Carolyn Holbrook, Monash academic and Honest History committee member, hopes the positive side of Anzac can include socialisation of relatively recent arrivals in this country. She suggests it can provide a means for marginalised groups to enter the Australian mainstream. Sydney academics Danielle Drozdzewski and Emma Waterton ask similar questions about the role of Anzac in a multicultural Australia and provoke a good number of responses.

The perennial historical questions of the Dardanelles campaign remain. Greg Lockhart in the Sydney Review of Books has a lengthy review of a book by Tom Curran in which the main player is Churchill, around whom circle Asquith, Fisher (Jackie not Andrew), Kitchener and others, some of whom probably had a better idea of what was going on than Churchill did. Somebody must have.

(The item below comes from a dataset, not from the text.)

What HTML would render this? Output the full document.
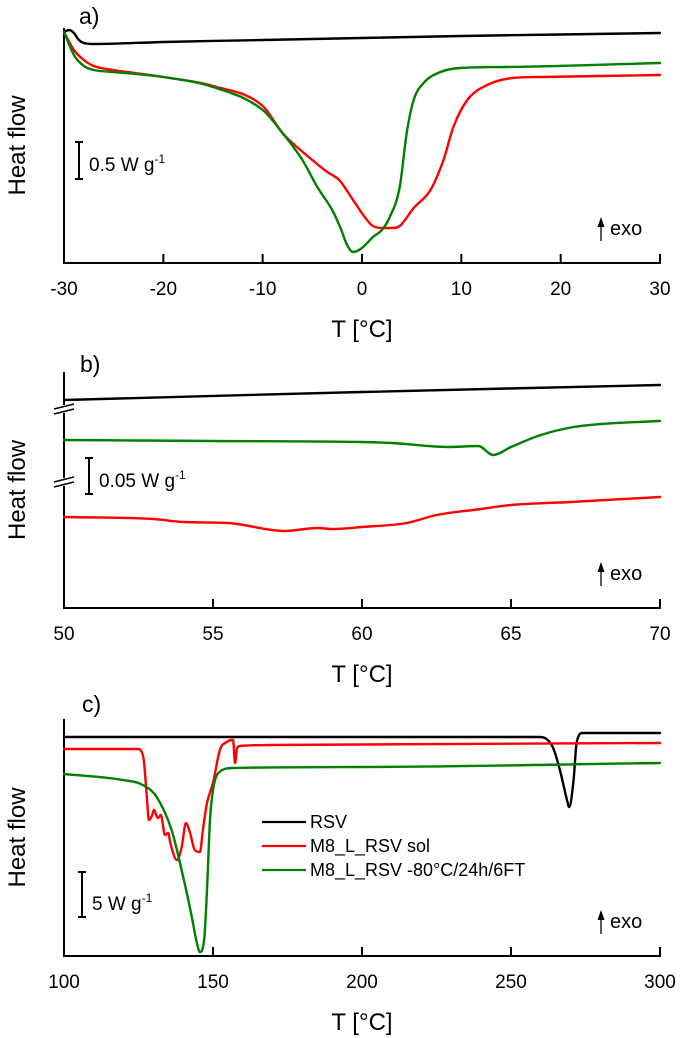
<!DOCTYPE html>
<html><head><meta charset="utf-8">
<style>
html,body{margin:0;padding:0;background:#fff;}
svg{display:block;font-family:"Liberation Sans",Arial,sans-serif;}
</style></head>
<body>
<svg id="chart" width="680" height="1038" viewBox="0 0 680 1038" xmlns="http://www.w3.org/2000/svg"></svg>
<script>
// ---------- Panel a data (T in °C, heat flow in a.u.) ----------
const aBlackT=[-30,-29.5,-29,-28.5,-28,-27,-20,-10,0,10,20,30];
const aBlackV=[231,233,230,223,220,219,221,223,225,227,228.5,230];
const aRedT=[-30,-29,-28,-27,-25,-20,-15,-10,-8,-5,-3.5,-2.3,-0.9,0.5,1.1,2,3,3.8,5.2,6.9,8.2,9.2,10.6,12.6,15.2,18,30];
const aRedV=[231,213,203,197,193,186,177,157,130,103,91,83,63,43,37,35,35,37,55,73,103,136,163,178,185,186,188];
const aGreenT=[-30,-29,-28,-27,-25,-20,-15,-10,-8,-6,-4.5,-3,-2.2,-1.5,-0.9,0,1.1,2,2.8,3.8,4.5,5.2,6.2,7.9,9.9,14.6,30];
const aGreenV=[231,208,197,193,191,186,176,153,130,103,76,53,36,18,11,15,26,33,46,76,130,163,180,191,195,196,200];
const aTicks=[-30,-20,-10,0,10,20,30];
// ---------- Panel b data ----------
const bBlackT=[50,60,70];
const bBlackV=[208,216,223];
const bGreenT=[50,55,60,61,62.9,63.9,64.4,65,66,67.1,68,70];
const bGreenV=[168,167,166,165,161,162,153,161,173,181,184,187];
const bRedT=[50,53,54,55.5,57.4,58.5,59,60,61.5,62.5,64,65,67,70];
const bRedV=[91,89,86,85,77,80,79,81,85,93,99,103,106,111];
const bTicks=[50,55,60,65,70];
// ---------- Panel c data ----------
const cBlackT=[100,259.7,264,266.4,268.8,269.5,271,272,274,300];
const cBlackV=[219,219,209,186,156,149,176,213,223,223];
const cRedT=[100,124.8,126.6,127.8,128.5,129.5,130.2,131.5,132.5,133.9,135,135.6,137.9,139.5,140.9,142.3,143.9,145.6,146.6,148,150,152.3,154.6,156.7,157.4,158.1,159,170,300];
const cRedV=[207,207,199,159,136,140,146,138,141,121,123,114,96,109,133,123,106,104,126,153,173,206,214,216,193,208,210,211,213];
const cGreenT=[100,119.8,126.5,131.1,136.1,140,142.9,144.6,145.6,147,148,149,150,151.8,156.7,200,300];
const cGreenV=[182,176,171,159,126,79,39,13,4,16,66,136,166,183,188,189,193];
const cTicks=[100,150,200,250,300];
const legendLabels=["RSV","M8_L_RSV sol","M8_L_RSV -80°C/24h/6FT"];

const NS="http://www.w3.org/2000/svg";
const svg=document.getElementById('chart');
function el(tag,attrs,parent){const e=document.createElementNS(NS,tag);for(const k in attrs)e.setAttribute(k,attrs[k]);(parent||svg).appendChild(e);return e;}
function txt(s,attrs,parent){const t=el('text',attrs,parent);t.textContent=s;return t;}

// monotone cubic path (Fritsch-Carlson)
function monoPath(px,py){
  const n=px.length;if(n<3)return 'M'+px.map((x,i)=>x.toFixed(1)+','+py[i].toFixed(1)).join(' L');
  const d=[],m=[];
  for(let i=0;i<n-1;i++)d.push((py[i+1]-py[i])/(px[i+1]-px[i]));
  m[0]=d[0];m[n-1]=d[n-2];
  for(let i=1;i<n-1;i++){m[i]=(d[i-1]*d[i]<=0)?0:(d[i-1]+d[i])/2;}
  for(let i=0;i<n-1;i++){
    if(d[i]===0){m[i]=0;m[i+1]=0;continue;}
    const a=m[i]/d[i],b=m[i+1]/d[i],s=a*a+b*b;
    if(s>9){const t=3/Math.sqrt(s);m[i]=t*a*d[i];m[i+1]=t*b*d[i];}
  }
  let p='M'+px[0].toFixed(1)+','+py[0].toFixed(1);
  for(let i=0;i<n-1;i++){
    const h=(px[i+1]-px[i])/3;
    p+=' C'+(px[i]+h).toFixed(1)+','+(py[i]+m[i]*h).toFixed(1)+' '+(px[i+1]-h).toFixed(1)+','+(py[i+1]-m[i+1]*h).toFixed(1)+' '+px[i+1].toFixed(1)+','+py[i+1].toFixed(1);
  }
  return p;
}

const X0=64,X1=660;
function panel(cfg){
  const g=el('g',{});
  
  
  const xs=v=>X0+(v-cfg.xmin)/(cfg.xmax-cfg.xmin)*(X1-X0);
  const ys=v=>cfg.bottom-(v-cfg.ymin)/(cfg.ymax-cfg.ymin)*(cfg.bottom-cfg.top);
  const ya=el('line',{x1:X0,y1:cfg.top,x2:X0,y2:cfg.bottom,stroke:'#000','stroke-width':2},g);
  
  
  const xa=el('line',{x1:X0-1,y1:cfg.bottom,x2:X1+1,y2:cfg.bottom,stroke:'#000','stroke-width':2},g);
  
  
  cfg.ticks.forEach(t=>{
    const x=xs(t);
    const tk=el('line',{x1:x,y1:cfg.bottom,x2:x,y2:cfg.bottom-9,stroke:'#000','stroke-width':2},g);
    
    
    const lb=txt(String(t),{x:x,y:cfg.bottom+32,'text-anchor':'middle','font-size':19},g);
    
    
  });
  const xt=txt('T [°C]',{x:362,y:cfg.bottom+74,'text-anchor':'middle','font-size':24},g);
  
  
  const yt=txt('Heat flow',{x:0,y:0,'text-anchor':'middle','font-size':24,transform:`translate(25,${(cfg.top+cfg.bottom)/2}) rotate(-90)`},g);
  
  
  const pl=txt(cfg.label,{x:cfg.labelX,y:cfg.labelY,'font-size':23},g);
  
  
  const sb=cfg.sb;
  const sbg=el('g',{stroke:'#000','stroke-width':2},g);
  
  
  el('line',{x1:sb.x,y1:sb.y1,x2:sb.x,y2:sb.y2},sbg);
  el('line',{x1:sb.x-4,y1:sb.y1,x2:sb.x+4,y2:sb.y1},sbg);
  el('line',{x1:sb.x-4,y1:sb.y2,x2:sb.x+4,y2:sb.y2},sbg);
  const st=el('text',{x:sb.x+10,y:sb.ty,'font-size':19},g);
  
  
  st.appendChild(document.createTextNode(sb.text+' W g'));
  const sup=el('tspan',{dy:-8,'font-size':12},st);sup.textContent='-1';
  const eg=el('g',{},g);
  
  
  const ay=cfg.bottom-26;
  el('line',{x1:601,y1:ay+4,x2:601,y2:ay-14,stroke:'#000','stroke-width':1.3},eg);
  el('polygon',{points:`597.5,${ay-10} 604.5,${ay-10} 601,${ay-20}`,fill:'#000'},eg);
  txt('exo',{x:610,y:ay-2,'font-size':20},eg);
  cfg.series.forEach(s=>{
    const px=s.t.map(xs),py=s.v.map(ys);
    const p=el('path',{d:monoPath(px,py),fill:'none',stroke:s.color,'stroke-width':2.4,'stroke-linejoin':'round','stroke-linecap':'round'},g);
    
    
  });
  return g;
}

panel({name:'panel-a',xmin:-30,xmax:30,ymin:0,ymax:235,top:28,bottom:263,ticks:aTicks,label:'a)',labelX:79,labelY:24,
  sb:{x:79,y1:142,y2:179,ty:171,text:'0.5'},
  series:[{name:'rsv-line-a',t:aBlackT,v:aBlackV,color:'#000'},{name:'sol-line-a',t:aRedT,v:aRedV,color:'#ff0000'},{name:'frozen-line-a',t:aGreenT,v:aGreenV,color:'#008000'}]});

const pb=panel({name:'panel-b',xmin:50,xmax:70,ymin:0,ymax:236,top:372,bottom:608,ticks:bTicks,label:'b)',labelX:80,labelY:372,
  sb:{x:89,y1:458,y2:494,ty:487,text:'0.05'},
  series:[{name:'rsv-line-b',t:bBlackT,v:bBlackV,color:'#000'},{name:'frozen-line-b',t:bGreenT,v:bGreenV,color:'#008000'},{name:'sol-line-b',t:bRedT,v:bRedV,color:'#ff0000'}]});
[410,483].forEach(y=>{
  const bg=el('g',{stroke:'#000','stroke-width':1.6},pb);
  
  
  el('rect',{x:55,y:y-5,width:18,height:8,fill:'#fff',stroke:'none'},bg);
  el('line',{x1:54,y1:y-1,x2:74,y2:y-6},bg);
  el('line',{x1:54,y1:y+4,x2:74,y2:y-1},bg);
});

const pc=panel({name:'panel-c',xmin:100,xmax:300,ymin:0,ymax:237,top:719,bottom:956,ticks:cTicks,label:'c)',labelX:82,labelY:712,
  sb:{x:82,y1:872,y2:917,ty:910,text:'5'},
  series:[{name:'rsv-line-c',t:cBlackT,v:cBlackV,color:'#000'},{name:'sol-line-c',t:cRedT,v:cRedV,color:'#ff0000'},{name:'frozen-line-c',t:cGreenT,v:cGreenV,color:'#008000'}]});
const lg=el('g',{},pc);


const lcolors=['#000','#ff0000','#008000'];
const ly=[822,846,870];
legendLabels.forEach((s,i)=>{
  const e=el('g',{},lg);
  
  
  el('line',{x1:262,y1:ly[i],x2:306,y2:ly[i],stroke:lcolors[i],'stroke-width':2.3},e);
  txt(s,{x:310,y:ly[i]+6,'font-size':18},e);
});
</script>
</body></html>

John Menadue has reposted on Pearls and Irritations a passionate and perceptive piece he first ran up in August 2014. It sums up as well as anything why we should have profound misgivings about commemorating World War I in the way we do.

Douglas Newton, distinguished author of two seminal books on the Great War, asks some important questions for Anzac Day 2016, including how do we reconcile our increasing inequality with the egalitarian ideals of the men of Anzac. Two more pieces came from Bruce Scates on censorship of remembrance and John Coyne on the devaluing of commemoration.